The third proposal is the most innocuous sounding, but the most dangerous. It seeks to curb providing securities specific recommendations through SMS, email, blog, chats, social media etc. unless that person is a registered investment advisor. Not only that, it proposes to categorise such communications by itself as fraudulent. The charge of fraud requires proving intent to defraud, material mis-statement, causation and actual harm. All four seem not required to prove fraud if you share an honest opinion about a listed company on WhatsApp. In addition, it would make Warren Buffet (if he were based in India) a criminal as he shares his views on a large number of companies. The following statement from his annual letter to shareholders could land him in jail for up to 10 years “Precision Castparts Corp. (“PCC”), a business that we purchased a month ago for more than $32 billion of cash. PCC fits perfectly into the Berkshire model and will substantially increase our normalized per-share earning power.” However, a graduate who wishes to register with SEBI is fine commenting on all and sundry companies.

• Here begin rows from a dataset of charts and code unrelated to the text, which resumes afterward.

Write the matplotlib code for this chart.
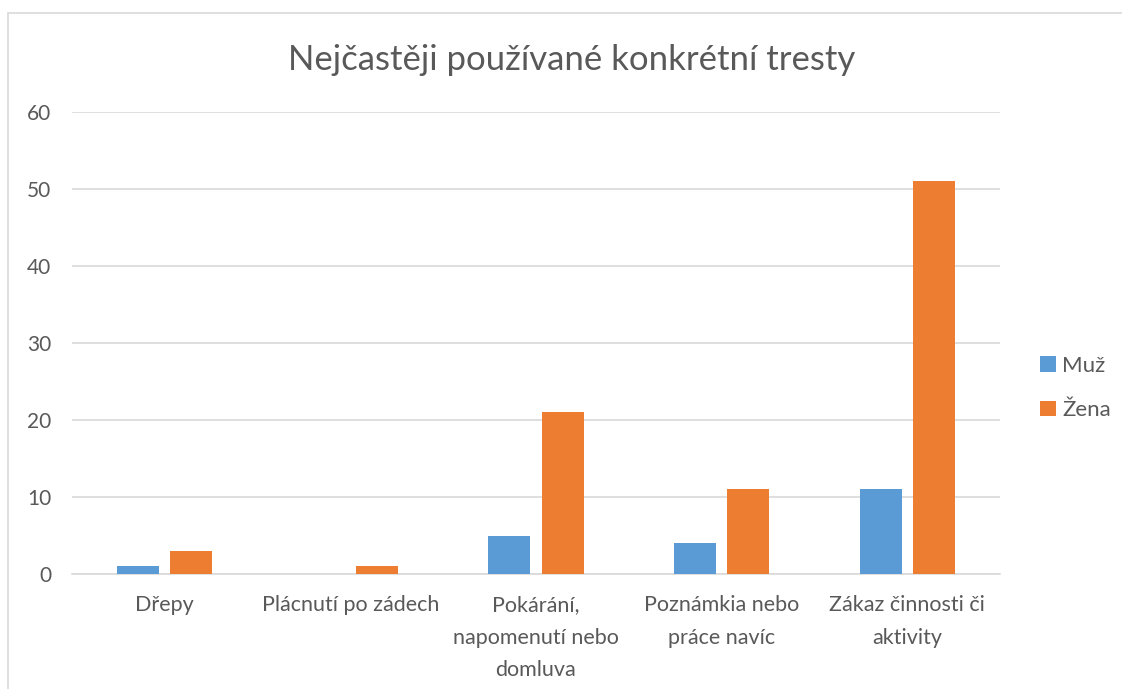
import numpy as np
import matplotlib.pyplot as plt
from matplotlib.patches import Rectangle

# data
categories = ["Dřepy", "Plácnutí po zádech", "Pokárání,\nnapomenutí nebo\ndomluva",
              "Poznámkia nebo\npráce navíc", "Zákaz činnosti či\naktivity"]
muz = [1, 0, 5, 4, 11]
zena = [3, 1, 21, 11, 51]
series_names = ["Muž", "Žena"]
yticks = [0, 10, 20, 30, 40, 50, 60]

blue = "#5B9BD5"
orange = "#ED7D31"
txt = "#595959"
grid = "#D9D9D9"

plt.rcParams['font.family'] = ['Lato', 'DejaVu Sans']

W, H = 1122, 689
fig = plt.figure(figsize=(W / 100, H / 100), dpi=100)

# chart area border (cropped on right/bottom)
fig.patches.append(Rectangle((8 / W, -0.1), 1.2, 1 - 13 / H + 0.1, transform=fig.transFigure,
                             fill=False, edgecolor=grid, linewidth=1.2))

ax = fig.add_axes([72 / W, 1 - 574 / H, (1000 - 72) / W, (574 - 112) / H])
x = np.arange(len(categories))
bw = 0.226
gap = 0.06
ax.bar(x - (bw + gap) / 2, muz, width=bw, color=blue, label=series_names[0], zorder=3)
ax.bar(x + (bw + gap) / 2, zena, width=bw, color=orange, label=series_names[1], zorder=3)

ax.set_xlim(-0.5, len(categories) - 0.5)
ax.set_ylim(0, 60)
ax.set_yticks(yticks)
ax.yaxis.grid(True, color=grid, linewidth=1.2, zorder=0)
for s in ["top", "right", "left"]:
    ax.spines[s].set_visible(False)
ax.spines["bottom"].set_color(grid)
ax.spines["bottom"].set_linewidth(1.2)
ax.tick_params(axis="y", length=0, labelsize=15, colors=txt, pad=15)
ax.tick_params(axis="x", length=0, labelsize=15.5, colors=txt, pad=15)
ax.set_xticks(x)
ax.set_xticklabels(categories, linespacing=1.8, va="top")

fig.text(572 / W, 1 - 60 / H, "Nejčastěji používané konkrétní tresty", ha="center", va="center",
         fontsize=25, color=txt)

leg = fig.legend(loc="center left", bbox_to_anchor=(1020 / W, 1 - 388 / H), frameon=False,
                 fontsize=16, labelcolor=txt, handlelength=0.7, handleheight=0.7,
                 handletextpad=0.3, labelspacing=1.1)

fig.savefig("out.png", dpi=100)
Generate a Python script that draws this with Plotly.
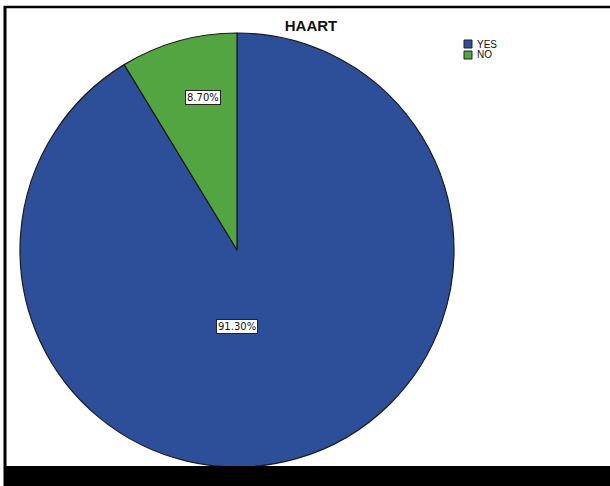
import plotly.graph_objects as go

# HAART status distribution
categories = ["YES", "NO"]
percent = [91.30, 8.70]
slice_colors = ["#2D4E98", "#52A540"]

W, H = 610, 486
cx, cy, r = 237, 250, 217  # pie centre / radius in pixels

fig = go.Figure(
    go.Pie(
        labels=categories,
        values=percent,
        sort=False,
        direction="clockwise",
        rotation=0,
        marker=dict(colors=slice_colors, line=dict(color="#1a1a1a", width=1.2)),
        textinfo="none",
        hoverinfo="label+percent",
        showlegend=False,
        domain=dict(x=[(cx - r) / W, (cx + r) / W],
                    y=[(H - cy - r) / H, (H - cy + r) / H]),
    )
)

FONT = "Liberation Sans, Arial"

# boxed percentage labels
label_pos = {"YES": (237, 326), "NO": (203, 97)}
for cat, val in zip(categories, percent):
    px, py = label_pos[cat]
    fig.add_annotation(
        x=px / W, y=1 - py / H, xref="paper", yref="paper",
        xanchor="center", yanchor="middle",
        text=f"{val:.2f}%", showarrow=False,
        font=dict(family="DejaVu Sans", size=10, color="#111111"),
        bgcolor="white", bordercolor="#222222", borderwidth=1, borderpad=1,
    )

# compact legend: small swatches with labels
lx, ly, sw, step = 464, 40, 8, 11
for i, (cat, col) in enumerate(zip(categories, slice_colors)):
    top = ly + i * step
    fig.add_shape(type="rect", xref="paper", yref="paper",
                  x0=lx / W, x1=(lx + sw) / W,
                  y0=1 - (top + sw) / H, y1=1 - top / H,
                  fillcolor=col, line=dict(color="#222222", width=1))
    fig.add_annotation(x=(lx + sw + 3) / W, y=1 - (top + sw / 2) / H,
                       xref="paper", yref="paper", xanchor="left", yanchor="middle",
                       text=cat, showarrow=False,
                       font=dict(family=FONT, size=10, color="#111111"))

# frame: top and left rules, black strip at the bottom
fig.add_shape(type="line", xref="paper", yref="paper",
              x0=4 / W, x1=1, y0=1 - 7 / H, y1=1 - 7 / H,
              line=dict(color="black", width=2.5))
fig.add_shape(type="line", xref="paper", yref="paper",
              x0=5 / W, x1=5 / W, y0=1 - 6 / H, y1=0,
              line=dict(color="black", width=3))
fig.add_shape(type="rect", xref="paper", yref="paper",
              x0=4 / W, x1=1, y0=0, y1=1 - 466 / H,
              line=dict(width=0), fillcolor="black", layer="above")

fig.update_layout(
    width=W, height=H,
    margin=dict(l=0, r=0, t=0, b=0),
    paper_bgcolor="white", plot_bgcolor="white",
    title=dict(text="<b>HAART</b>", x=311 / W, xanchor="center",
               y=1 - 26 / H, yanchor="middle",
               font=dict(family=FONT, size=15, color="#111111")),
    showlegend=False,
)

fig.write_html("out.html")
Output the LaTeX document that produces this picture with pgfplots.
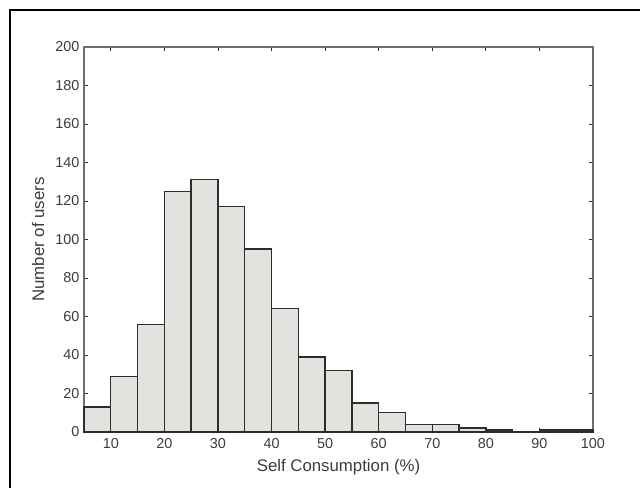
\documentclass[border=0pt]{standalone}
\usepackage{pgfplots}
\pgfplotsset{compat=1.18}
\usepackage{fontspec}
\setmainfont{Liberation Sans}
\definecolor{barfill}{RGB}{227,226,222}
\definecolor{baredge}{RGB}{45,45,45}
\definecolor{axgray}{RGB}{110,110,110}
\definecolor{txtgray}{RGB}{60,60,60}
\begin{document}
\begin{tikzpicture}
\begin{axis}[
  scale only axis,
  width=381.75pt, height=288.75pt,
  xmin=5, xmax=100, ymin=0, ymax=200,
  xtick={10,20,...,100},
  ytick={0,20,...,200},
  tick align=inside,
  major tick length=3pt,
  axis line style={axgray, line width=0.9pt},
  every tick/.style={baredge, line width=0.6pt},
  tick label style={font=\fontsize{10.8}{13}\selectfont, text=txtgray},
  /pgf/number format/assume math mode=true,
  xlabel={Self Consumption (\%)},
  ylabel={Number of users},
  label style={font=\fontsize{12.6}{15}\selectfont, text=txtgray},
  xlabel style={at={(axis description cs:0.5,-0.091)}, anchor=center},
  ylabel style={at={(axis description cs:-0.09,0.5)}, anchor=center},
  xticklabel style={yshift=-1.5pt},
  clip=false,
]
\addplot[ybar interval, fill=barfill, draw=baredge, line width=1pt] coordinates {
(5,13) (10,29) (15,56) (20,125) (25,131) (30,117) (35,95) (40,64) (45,39) (50,32)
(55,15) (60,10) (65,4) (70,4) (75,2) (80,1) (85,0) (90,1) (95,1) (100,1)
};
\end{axis}
\draw[line width=1.5pt] (-55.5pt,-60pt) -- (-55.5pt,316.5pt) -- (440pt,316.5pt);
\pgfresetboundingbox
\useasboundingbox (-63pt,-42pt) rectangle (417pt,324pt);
\end{tikzpicture}
\end{document}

The proposal will chill whistle blowing, chill factual and analytical communication about listed companies in general, and impose a constitutionally impermissible restriction on freedom of speech.

Finally, the paper discusses the Research Analyst Regulations of SEBI. Any person who provides research reports giving buy/sell/hold recommendations, or provides an opinion on listed companies is obligated to register with SEBI. The paper seeks to impose suitability obligations on the analyst ensuring “that the research service offered to the investor is based on overall financial situation and investment objectives of the client.” A research report is typically shared en masse often with thousands of people. Imposing a suitability requirement would be unworkable and is the task of the client’s investment advisors.

SEBI is clearly the most open regulator in terms of listening to comments and it is hoped that they will abandon this entire project, perhaps retaining only the full stops.